Usage notes for downsampling

Downsampling is a feature that is commonly used in time series scenarios. When you create a time series index, you can configure a downsampling rule for the index. After you configure a downsampling rule for the time series index, you need to only read data from or write data to the index, and the index automatically performs downsampling on the data in the index. When you query data in the time series index, the index automatically determines the scope of the downsampled data that needs to be queried based on the value of the interval parameter configured for aggregation.

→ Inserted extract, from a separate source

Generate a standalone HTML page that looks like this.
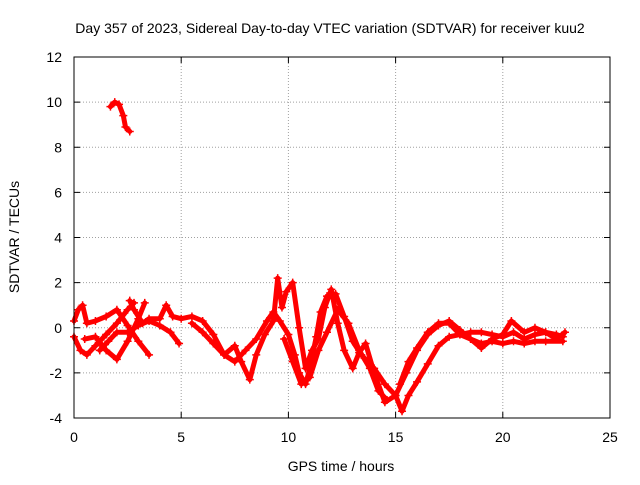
<!DOCTYPE html>
<html><head><meta charset="utf-8"><style>
body{margin:0;background:#fff;font-family:"Liberation Sans",sans-serif;}
svg text{font-family:"Liberation Sans",sans-serif;font-size:14px;fill:#000;}
</style></head><body>
<svg id="chart" width="640" height="480">
<text x="330" y="33" text-anchor="middle">Day 357 of 2023, Sidereal Day-to-day VTEC variation (SDTVAR) for receiver kuu2</text>
<text x="341" y="471" text-anchor="middle">GPS time / hours</text>
<text transform="translate(19,237) rotate(-90)" text-anchor="middle">SDTVAR / TECUs</text>
<g id="grid"></g><g id="series"></g>
<rect x="74" y="57" width="536" height="361" fill="none" stroke="#000"/>
</svg>
<script>
const xTicks=[0,5,10,15,20,25];
const yTicks=[-4,-2,0,2,4,6,8,10,12];
const traceHigh=[[1.7,9.8],[1.9,10.0],[2.1,9.9],[2.3,9.4],[2.4,8.9],[2.6,8.7]];
const traceA=[[0,-0.4],[0.3,-1.0],[0.6,-1.2],[1,-0.8],[1.5,-0.3],[2,0.2],[2.5,0.8],[2.8,1.1]];
const traceB=[[0,0.3],[0.2,0.8],[0.4,1.0],[0.6,0.2],[1,0.3],[1.5,0.5],[2,0.8],[2.5,0.1],[3,-0.6],[3.5,-1.2]];
const traceC=[[0.5,-0.5],[1,-0.4],[1.5,-1.0],[2,-1.4],[2.5,-0.6],[3,0.4],[3.3,1.1]];
const traceD=[[1.2,-1.0],[1.6,-0.6],[2,-0.2],[2.5,-0.2],[3,0.1],[3.5,0.3],[4,0.1],[4.5,-0.2],[4.9,-0.7]];
const traceE=[[2.6,1.2],[2.8,0.8],[3.2,0.2],[3.5,0.4],[4,0.4],[4.3,1.0],[4.6,0.5],[5,0.4],[5.5,0.5],[6,0.3],[6.5,-0.3],[7,-1.2],[7.5,-1.5],[8,-1.0],[8.5,-0.5],[9,0.3],[9.3,0.7],[9.6,0.3],[10,-0.3],[10.3,-1.2],[10.5,-2.0],[10.8,-2.5],[11,-1.8],[11.3,-0.4],[11.5,0.7],[11.8,1.4],[12.2,1.5],[12.6,0.5],[13,-0.6],[13.4,-1.2],[14,-1.8],[14.5,-2.5],[15,-3.0],[15.3,-3.7],[15.6,-3.0],[16,-2.4],[16.5,-1.6],[17,-0.8],[17.5,-0.4],[18,-0.3],[18.5,-0.5],[19,-0.7],[19.5,-0.6],[20,-0.7],[20.5,-0.6],[21,-0.7],[21.5,-0.6],[22,-0.6],[22.8,-0.6]];
const traceF=[[5.5,0.2],[6,-0.2],[6.5,-0.7],[7,-1.2],[7.5,-0.8],[7.8,-1.5],[8.2,-2.3],[8.5,-1.2],[8.9,-0.3],[9.3,0.3],[9.5,2.2],[9.7,0.9],[9.9,1.6],[10.2,2.0],[10.5,0.0],[10.8,-1.8],[11.1,-1.0],[11.4,-0.5],[11.7,0.9],[12.0,1.7],[12.3,0.2],[12.6,-1.0],[13,-1.8],[13.3,-1.1],[13.6,-0.7],[14.0,-2.0],[14.5,-3.3],[15,-3.0],[15.5,-2.0],[16,-1.0],[16.5,-0.3],[17,0.1],[17.5,0.3],[18,-0.1],[18.5,-0.5],[19,-0.9],[19.5,-0.5],[20,-0.3],[20.4,0.3],[21,-0.2],[21.5,0.0],[22,-0.2],[22.5,-0.3],[22.8,-0.4]];
const traceG=[[15.2,-2.5],[15.6,-1.5],[16,-0.9],[16.5,-0.2],[17,0.2],[17.5,0.2],[18,-0.3],[18.5,-0.2],[19,-0.2],[19.5,-0.3],[20,-0.4],[20.5,-0.2],[21,-0.5],[21.5,-0.3],[22,-0.2],[22.5,-0.5],[22.9,-0.2]];
const traceH=[[9.8,-0.5],[10.2,-1.5],[10.6,-2.5],[11.0,-2.2],[11.4,-1.0],[11.8,-0.2],[12.3,0.8],[12.8,0.2],[13.3,-1.0],[13.8,-1.8],[14.2,-2.8],[14.6,-3.2]];
const traces=[traceHigh,traceA,traceB,traceC,traceD,traceE,traceF,traceG,traceH];

const X=v=>74+v*(536/25);
const Y=v=>418-(v+4)*(361/16);
const NS="http://www.w3.org/2000/svg";
const grid=document.getElementById('grid'), ser=document.getElementById('series');
function mk(tag,at,parent){const e=document.createElementNS(NS,tag);for(const k in at)e.setAttribute(k,at[k]);parent.appendChild(e);return e;}
xTicks.forEach(t=>{
  const l=mk('line',{x1:X(t),x2:X(t),y1:57,y2:418,stroke:'#a0a0a0','stroke-dasharray':'1,2'},grid);
  
  
  const tx=mk('text',{x:X(t),y:442,'text-anchor':'middle'},grid);tx.textContent=t;
  
  
  mk('line',{x1:X(t),x2:X(t),y1:418,y2:412,stroke:'#000'},grid);
  mk('line',{x1:X(t),x2:X(t),y1:57,y2:63,stroke:'#000'},grid);
});
yTicks.forEach(t=>{
  const l=mk('line',{x1:74,x2:610,y1:Y(t),y2:Y(t),stroke:'#a0a0a0','stroke-dasharray':'1,2'},grid);
  
  
  const tx=mk('text',{x:62,y:Y(t)+5,'text-anchor':'end'},grid);tx.textContent=t;
  
  
  mk('line',{x1:74,x2:80,y1:Y(t),y2:Y(t),stroke:'#000'},grid);
  mk('line',{x1:604,x2:610,y1:Y(t),y2:Y(t),stroke:'#000'},grid);
});
traces.forEach(tr=>{
  const p=mk('polyline',{points:tr.map(d=>X(d[0])+','+Y(d[1])).join(' '),fill:'none',stroke:'#f00','stroke-width':5,'stroke-linejoin':'round','stroke-linecap':'round'},ser);
  
  
  tr.forEach(d=>{
    const m=mk('path',{d:`M${X(d[0])-4},${Y(d[1])}h8M${X(d[0])},${Y(d[1])-4}v8`,stroke:'#f00','stroke-width':1.5},ser);
    
    
  });
});
</script>
</body></html>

When you configure a downsampling rule for a time series index, you need to configure only the interval parameter. The time series index automatically performs downsampling on data based on the configurations of the labels and metrics fields. After the downsampling, the data type of the values of the metrics field is changed to aggregate_metric_double, and the system generates the following sub-fields for the metrics field: max, min, sum, and count.

Downsampling rules are triggered during the rollover stage. After the downsampling rules are triggered, downsampling is performed on the indexes to which data is no longer written. The system generates a downsampling index for each original index based on the downsampling rules. By default, each downsampling index inherits the settings of the related original index. If you want to customize the settings of a downsampling index, you can configure the settings in the related downsampling rule. For example, if you want to reduce the capacity of a downsampling index, you can reduce the number of primary shards for the index. If you want a downsampling index to be stored for a longer period of time, you can configure an index lifecycle management (ILM) policy for the index.

The following code provides an example on how to configure a downsampling rule:

PUT _time_stream/{name}
{
  "time_stream": {
    "downsample": [
      {
        "interval": "1m",
        "settings": {
           "index.lifecycle.name": "my-rollup-ilm-policy_60m",
           "index.number_of_shards": "1"
        }
      },
      {
        "interval": "10m"
      }
    ]
  }
}

You can add the downsample parameter to the configurations of the time_stream parameter. Then, you can configure the required parameters in downsample. The following table describes the parameters that can be configured in downsample.

Parameter	Required	Description
interval	Yes	The interval at which downsampling is performed. During the downsampling, data is rolled up at the interval specified by this parameter. You can specify a maximum of five intervals. If you specify more than one interval, you must make sure that the intervals are multiples. For example, you can specify 1m, 10m, and 60m.
settings	No	The settings of a downsampling index, such as the settings related to the lifecycle and the number of primary shards.